Kaneland High School junior Stephanie Luebke (right) laughs with freshman Yurithzy Garay and senior Niki Stuba during a meeting of the school’s Prevention of Dangerous Actions group.

MAPLE PARK – Gathering around a table in a conference room at Kaneland High School, a dozen students from a group known as PODA – Prevention of Dangerous Actions – brought up ideas about an upcoming bully-themed presentation at Kaneland Harter Middle School.

One member, sophomore Andriy McFarlin, said a strong message would deliver a lasting impression. He said he heard it loud and clear when he was a middle school student watching such an event put on by the group.

“I didn’t know what PODA was until you guys came in and spoke,” he said.

Kaneland’s PODA group has built a reputation as an inclusive, difference-making organization that can help guide students through such issues as bullying, drugs and drinking. The group was active in the recent Kindness in Kaneland Week, handing out tickets with Starburst candy taped on them to reward random acts of kindness.

Anna Lamica, a counselor at Kaneland, has been the sponsor of PODA for its entire 16-year existence. She said students are attracted to the group for several reasons. They might have participated in some of the dangerous behaviors, such as drinking or drugs, and are aiming to help keep others from participating in such a lifestyle. Some just might not fit in elsewhere, she said, but they can find acceptance in PODA. Many in the group have been a victim of bullying, she said.

She said when she launched the group, she was looking to find the right people to drive home the message.
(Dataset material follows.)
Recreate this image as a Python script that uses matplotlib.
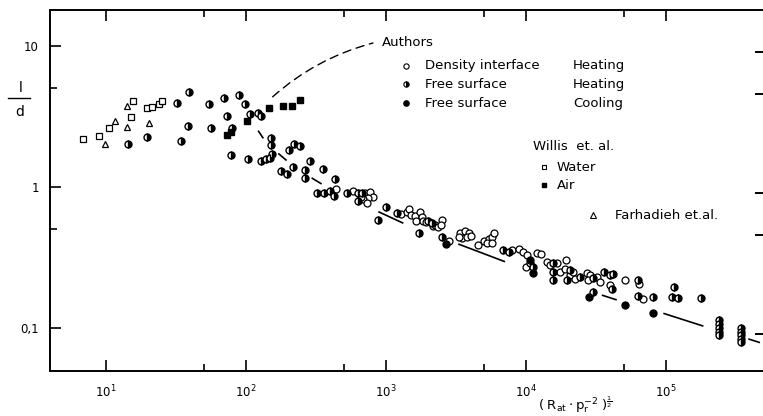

“I can talk all day, and they’re not going to listen,” she said, explaining that youths relate better when the message comes from a peer. “I pretty much just said I was looking for a few kids who want to make a difference in the school.”

And every year, she said, those students will make their way to PODA. The current PODA president, junior Paige Gilson, said the group is “one of the best clubs in the school. We do so much.”

“PODA is a very special group,” she said. “It’s not a common club. You have anti-bullying groups, but we are working on other topics, too. … We have a great reputation at our school. I love the people I work with.”

At the meeting, the group talked about goals, what its members were planning to do during the upcoming weekend and how to approach future bullying presentations for middle-schoolers. The ultimate message is inclusion.

“We don’t like to leave anyone out,” said Angie Franks, a senior and PODA vice president.

She said the organization draws members from a variety of groups at the school.

“We have kids in AP classes,” she said. “We have kids who, if you stereotype, would be considered goth. We have everybody. We like it when everybody voices their opinions.”

She said many in PODA have experienced the dangers of high school from several angles. For instance, she said she had been both a bully and a victim of bullying. And, she said, while it can be difficult to get through such things in middle school, “You can get lost in high school.”

She said she could be a bit of a problem in middle school.

“My mom said she didn’t know what to do with me anymore,” she said, but then, “something just clicked in my head.”

She said sharing her experience can make a big difference with other students.

“I believe if you’ve gone through the same thing as someone else, they can relate to you … it even helps if you had a worse problem or the same problem,” she said. “They can see you’ve been through so much.”

Because of the reputation of the group, Gilson said students will come to members for help.

“I think every year, we get many more kids,” she said. “They all have a story to tell, and every story needs to be heard. … We want to hear about it, and we want to help them.”